- [EXERCISE DESCRIPTION] Starting at the top of the listing, extract every line up to and including the one with "italic_rows = ['rpoD4', 'rpoD8']". Pictures stay out of the copy.

* * *

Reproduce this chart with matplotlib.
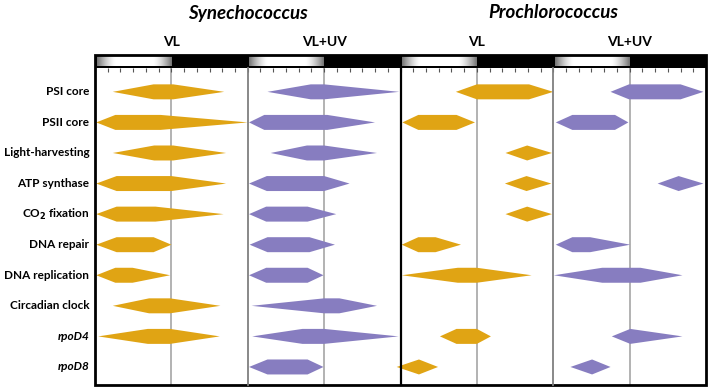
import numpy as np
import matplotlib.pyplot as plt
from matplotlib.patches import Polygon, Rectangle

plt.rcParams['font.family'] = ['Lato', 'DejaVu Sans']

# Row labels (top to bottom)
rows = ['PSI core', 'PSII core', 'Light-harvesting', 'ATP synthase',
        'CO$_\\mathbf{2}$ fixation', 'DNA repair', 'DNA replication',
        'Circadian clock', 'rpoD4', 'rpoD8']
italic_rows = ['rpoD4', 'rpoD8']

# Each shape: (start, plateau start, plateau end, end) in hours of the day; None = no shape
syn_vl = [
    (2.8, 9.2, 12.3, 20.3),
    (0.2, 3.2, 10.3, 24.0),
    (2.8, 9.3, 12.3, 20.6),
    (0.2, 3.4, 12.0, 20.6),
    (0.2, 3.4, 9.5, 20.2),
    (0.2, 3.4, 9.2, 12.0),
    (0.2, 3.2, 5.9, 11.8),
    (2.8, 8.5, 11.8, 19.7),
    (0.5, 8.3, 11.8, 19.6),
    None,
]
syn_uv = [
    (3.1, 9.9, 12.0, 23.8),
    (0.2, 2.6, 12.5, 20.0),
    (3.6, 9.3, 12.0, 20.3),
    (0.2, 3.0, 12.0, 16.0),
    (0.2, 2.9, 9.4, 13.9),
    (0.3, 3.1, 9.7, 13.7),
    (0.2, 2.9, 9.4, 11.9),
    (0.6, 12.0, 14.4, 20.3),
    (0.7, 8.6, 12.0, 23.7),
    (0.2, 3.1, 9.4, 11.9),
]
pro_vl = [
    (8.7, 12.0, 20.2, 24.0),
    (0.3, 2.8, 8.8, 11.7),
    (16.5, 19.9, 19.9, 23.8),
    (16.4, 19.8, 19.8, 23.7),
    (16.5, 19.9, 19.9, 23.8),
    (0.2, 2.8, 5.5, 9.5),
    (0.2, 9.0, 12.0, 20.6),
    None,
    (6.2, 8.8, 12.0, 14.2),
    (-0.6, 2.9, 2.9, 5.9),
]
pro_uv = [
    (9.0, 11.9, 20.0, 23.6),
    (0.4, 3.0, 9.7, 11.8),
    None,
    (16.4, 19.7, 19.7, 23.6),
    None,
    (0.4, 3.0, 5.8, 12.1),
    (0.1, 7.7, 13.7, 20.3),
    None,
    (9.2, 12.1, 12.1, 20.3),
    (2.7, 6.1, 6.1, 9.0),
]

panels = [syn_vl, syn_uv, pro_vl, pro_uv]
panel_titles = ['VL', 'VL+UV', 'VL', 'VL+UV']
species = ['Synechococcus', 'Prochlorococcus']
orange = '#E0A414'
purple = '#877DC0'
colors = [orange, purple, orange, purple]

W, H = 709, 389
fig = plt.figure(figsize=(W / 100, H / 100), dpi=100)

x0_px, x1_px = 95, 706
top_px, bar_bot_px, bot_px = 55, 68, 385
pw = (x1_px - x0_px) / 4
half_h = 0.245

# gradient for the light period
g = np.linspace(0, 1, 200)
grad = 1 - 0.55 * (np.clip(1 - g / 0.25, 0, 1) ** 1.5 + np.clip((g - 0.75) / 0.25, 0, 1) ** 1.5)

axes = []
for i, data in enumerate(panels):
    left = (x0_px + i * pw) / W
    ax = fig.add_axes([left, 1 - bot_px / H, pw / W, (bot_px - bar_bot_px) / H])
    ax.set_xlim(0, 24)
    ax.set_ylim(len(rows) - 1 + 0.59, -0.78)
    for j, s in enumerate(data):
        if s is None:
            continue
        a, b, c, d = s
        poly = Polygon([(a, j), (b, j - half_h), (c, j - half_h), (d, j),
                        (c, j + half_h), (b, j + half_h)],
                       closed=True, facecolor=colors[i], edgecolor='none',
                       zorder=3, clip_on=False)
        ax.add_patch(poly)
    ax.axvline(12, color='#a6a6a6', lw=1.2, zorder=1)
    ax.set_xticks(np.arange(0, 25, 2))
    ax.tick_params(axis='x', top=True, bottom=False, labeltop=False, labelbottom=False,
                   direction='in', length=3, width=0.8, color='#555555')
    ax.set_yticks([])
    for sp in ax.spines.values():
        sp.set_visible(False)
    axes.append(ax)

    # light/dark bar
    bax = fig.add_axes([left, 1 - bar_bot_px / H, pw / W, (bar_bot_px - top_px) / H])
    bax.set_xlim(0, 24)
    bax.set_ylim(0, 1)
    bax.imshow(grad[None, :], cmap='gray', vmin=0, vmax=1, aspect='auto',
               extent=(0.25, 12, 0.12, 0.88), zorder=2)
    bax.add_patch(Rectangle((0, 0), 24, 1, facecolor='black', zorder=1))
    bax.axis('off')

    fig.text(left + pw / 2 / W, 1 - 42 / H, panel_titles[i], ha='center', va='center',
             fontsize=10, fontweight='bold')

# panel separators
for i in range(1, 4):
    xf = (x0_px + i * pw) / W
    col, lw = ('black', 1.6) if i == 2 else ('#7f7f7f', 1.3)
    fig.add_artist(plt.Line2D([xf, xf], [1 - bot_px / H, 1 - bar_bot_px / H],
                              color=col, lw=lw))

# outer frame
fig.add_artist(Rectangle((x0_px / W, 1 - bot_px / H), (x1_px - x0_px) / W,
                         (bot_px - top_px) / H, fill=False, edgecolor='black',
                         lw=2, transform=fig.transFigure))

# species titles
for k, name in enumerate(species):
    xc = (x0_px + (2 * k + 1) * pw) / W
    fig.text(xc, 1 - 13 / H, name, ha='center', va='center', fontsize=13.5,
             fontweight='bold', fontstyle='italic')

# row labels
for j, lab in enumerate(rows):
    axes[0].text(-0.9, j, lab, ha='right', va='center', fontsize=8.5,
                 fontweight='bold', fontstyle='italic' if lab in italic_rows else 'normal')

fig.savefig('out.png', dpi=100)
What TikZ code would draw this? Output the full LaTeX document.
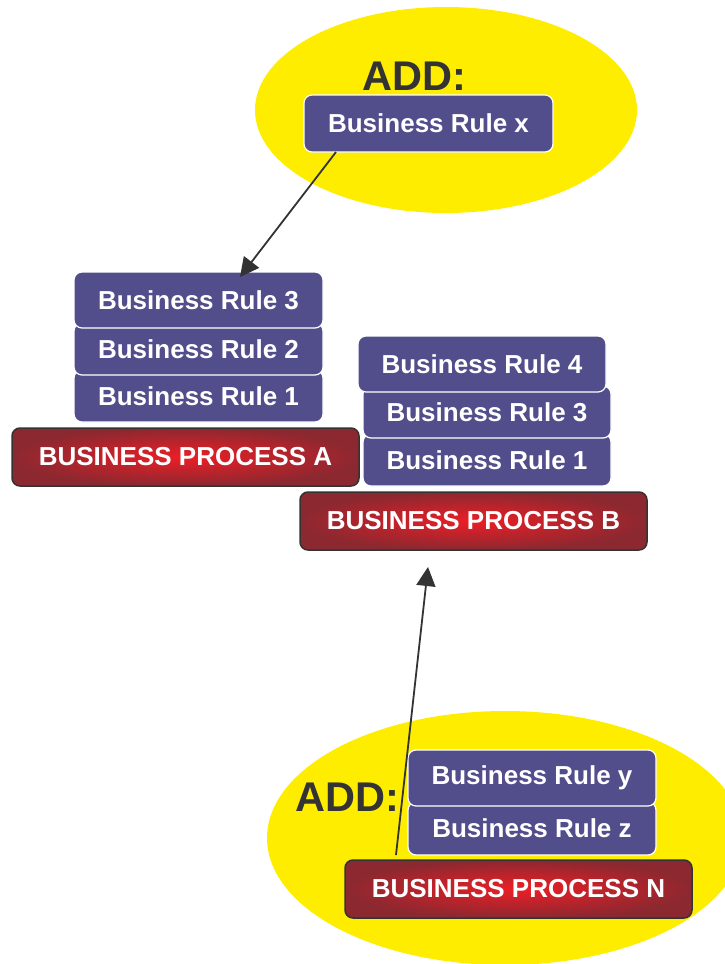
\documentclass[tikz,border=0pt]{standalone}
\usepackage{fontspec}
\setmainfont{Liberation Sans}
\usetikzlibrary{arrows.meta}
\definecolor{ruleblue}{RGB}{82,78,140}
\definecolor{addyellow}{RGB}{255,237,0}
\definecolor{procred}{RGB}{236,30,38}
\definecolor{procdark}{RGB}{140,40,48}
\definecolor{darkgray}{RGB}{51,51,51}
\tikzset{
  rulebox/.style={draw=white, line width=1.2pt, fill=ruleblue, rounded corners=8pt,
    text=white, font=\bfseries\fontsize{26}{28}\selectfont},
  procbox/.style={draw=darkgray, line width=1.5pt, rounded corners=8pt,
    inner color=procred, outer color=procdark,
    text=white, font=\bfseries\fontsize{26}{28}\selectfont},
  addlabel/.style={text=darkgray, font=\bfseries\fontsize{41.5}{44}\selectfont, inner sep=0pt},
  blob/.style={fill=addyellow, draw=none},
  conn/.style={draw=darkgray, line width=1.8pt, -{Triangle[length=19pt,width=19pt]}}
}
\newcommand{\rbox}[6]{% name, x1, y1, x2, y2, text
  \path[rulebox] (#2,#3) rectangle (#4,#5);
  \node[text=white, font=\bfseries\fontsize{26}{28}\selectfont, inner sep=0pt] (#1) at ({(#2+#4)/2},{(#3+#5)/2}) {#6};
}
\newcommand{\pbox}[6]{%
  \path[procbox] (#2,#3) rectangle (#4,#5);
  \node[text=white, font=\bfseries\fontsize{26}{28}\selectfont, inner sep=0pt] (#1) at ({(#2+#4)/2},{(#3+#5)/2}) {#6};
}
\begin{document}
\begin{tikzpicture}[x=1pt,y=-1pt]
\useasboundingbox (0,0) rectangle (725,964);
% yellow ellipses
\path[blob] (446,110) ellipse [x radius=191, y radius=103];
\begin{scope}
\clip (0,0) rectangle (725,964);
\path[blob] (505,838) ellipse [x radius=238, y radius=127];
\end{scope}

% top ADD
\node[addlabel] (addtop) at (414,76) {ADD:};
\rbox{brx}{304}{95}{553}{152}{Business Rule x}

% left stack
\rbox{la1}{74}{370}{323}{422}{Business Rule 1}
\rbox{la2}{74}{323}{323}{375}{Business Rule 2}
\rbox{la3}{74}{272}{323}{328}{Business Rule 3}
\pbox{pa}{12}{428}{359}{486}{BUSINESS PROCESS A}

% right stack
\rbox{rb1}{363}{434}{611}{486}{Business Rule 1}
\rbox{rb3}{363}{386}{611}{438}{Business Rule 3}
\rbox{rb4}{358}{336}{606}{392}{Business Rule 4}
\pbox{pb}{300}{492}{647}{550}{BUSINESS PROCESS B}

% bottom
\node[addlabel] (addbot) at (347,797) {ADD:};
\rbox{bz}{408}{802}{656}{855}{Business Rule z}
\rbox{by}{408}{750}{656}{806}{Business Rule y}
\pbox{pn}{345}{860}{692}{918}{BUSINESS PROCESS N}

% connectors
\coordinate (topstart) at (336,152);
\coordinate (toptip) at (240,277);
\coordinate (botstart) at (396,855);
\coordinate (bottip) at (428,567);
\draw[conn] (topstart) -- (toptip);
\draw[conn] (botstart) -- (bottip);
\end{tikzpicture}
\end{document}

* * *

- [CORRECT ANSWER]
Reproduce this chart with matplotlib.
import numpy as np
import matplotlib.pyplot as plt
from matplotlib.patches import Polygon, Rectangle

plt.rcParams['font.family'] = ['Lato', 'DejaVu Sans']

# Row labels (top to bottom)
rows = ['PSI core', 'PSII core', 'Light-harvesting', 'ATP synthase',
        'CO$_\\mathbf{2}$ fixation', 'DNA repair', 'DNA replication',
        'Circadian clock', 'rpoD4', 'rpoD8']
italic_rows = ['rpoD4', 'rpoD8']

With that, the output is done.